Defiant Pakistan Walks a Path to Isolation is by
Amin Saikal, published in the Sydney Morning Herald of August 13, 1999. It had
the sub-head: Islamabad's domestic and foreign policies are destabilising the
region. Professor Amin Saikal is director of the Centre for Arab and
Islamic Studies (the Middle East and Central Asia) at the Australian National
University.
Sydney Morning Herald August 13, 1999
Defiant Pakistan walks a path to isolation
Amin Saikal
Islamabad's domestic and foreign policies are destabilising
the region.
The viability of the
state of Pakistan must now be in question as it confronts mounting domestic and
foreign policy crises.
Its Government is
facing bankruptcy and growing internal disorder, and the country has within the
past month suffered two humiliating debacles in its relations with India and
Afghanistan which quite overshadow the current row with India over the downing
of a Pakistani plane.
First, there was
Islamabad's infiltration of hundreds of fighters into Indian-controlled Kashmir,
and their subsequent withdrawal, under pressure from India and the
international community, especially the United States.
To compensate for its
defeat on the Kashmir front, Islamabad has been pressing for a military victory
in Afghanistan.
In the past month, it
has dispatched to Afghanistan thousands of additional Islamic militants (a good
way to make sure they don't turn on the Government over Kashmir), along with
many "retired" regular troops to bolster its surrogate militia, the
ultra-orthodox Taliban.
This has enabled the
Taliban to launch an offensive against the Afghan northern opposition forces,
led by Commander Ahmed Shah Massoud.
The scale of
Pakistani involvement has grown so large that last week the UN
Secretary-General's representative for Afghanistan, Lakhdar Brahimi, finally
broke his silence to voice extremely pointed criticism of Pakistan's role in
Afghanistan.
However, as it has
turned out, Pakistan has ended up with another military defeat.
The Taliban
offensives, launched in late July, were decisively rebuffed by Massoud whose
forces launched a counter-offensive which has not only regained all the
territories which they had initially lost, but also inflicted a humiliating
defeat on Pakistan.
They killed more than
1,000 Taliban fighters, including many Pakistanis, and injured and captured
hundreds more.
Despite widespread
reports of Pakistan's support of the Taliban, Islamabad has again denied any
involvement.
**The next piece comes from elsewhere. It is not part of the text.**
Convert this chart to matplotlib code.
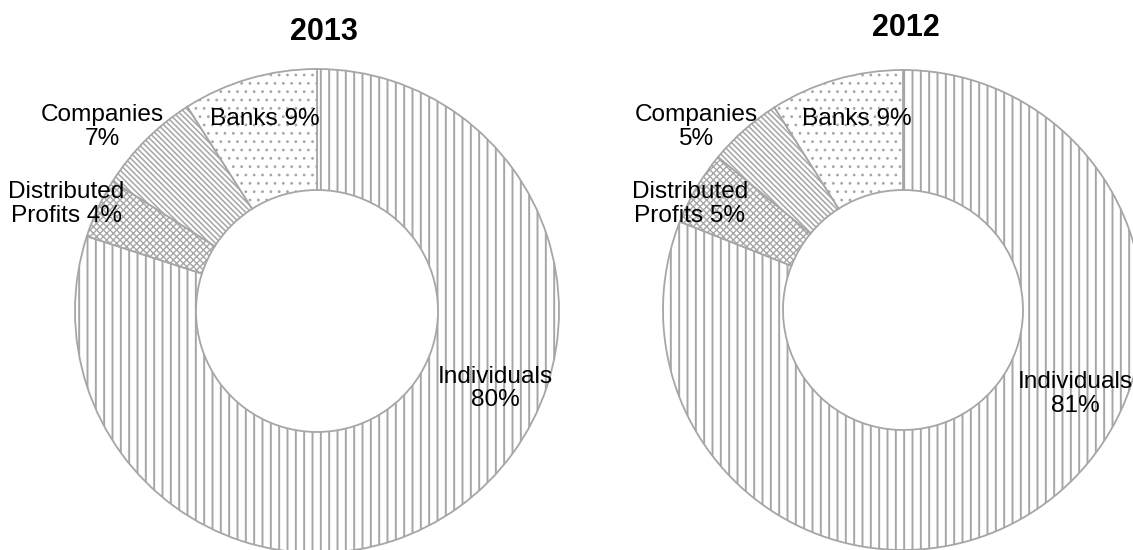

Yet it has done nothing either to interrupt the supply of manpower
and firepower to the Taliban, or to prevent large-scale recruitment of young
Pakistanis to fight in Afghanistan.
Similarly, it has
paid no more than lip service to UN attempts to find a negotiated settlement to
the Afghan conflict. While it has publicly adopted a stand in support of a
political resolution, in reality it has pressed for a military solution.
In the wake of its
latest fiasco, Massoud has again called for a political solution to the Afghan
conflict, but the Taliban leader, Mullah Omar - who in military matters cannot
act independently of Pakistan, or, more specifically, its military
intelligence, ISI - has responded by ordering further military action against
the opposition.
Meanwhile, Islamabad
continues to acquiesce in the Taliban's protection of America's most wanted
enemy, the Saudi dissident Osama Bin Laden.
While Pakistan offers
the only possible route through which Bin Laden and his associates can get in
and out of Afghanistan, Islamabad has repeatedly supported the Taliban's false
propaganda claims about the periodical disappearance and reappearance of the
Saudi. It seems Islamabad wants to use the presence of Bin Laden as leverage in
bargaining with the US and Saudi Arabia.
The problem is that
Pakistan's leadership does not appear to appreciate the way that the interplay
between its foreign policy adventures and domestic orchestrations can only
worsen Pakistan's position, and exacerbate the country's domestic problems and
international isolation.
It is time for
Pakistan's leaders to wake up and save the country from sliding further into
the abyss, and avoid destabilising the region any further.
Professor Amin Saikal
is director of the Centre for Arab and Islamic Studies (the Middle East and
Central Asia) at the Australian National University.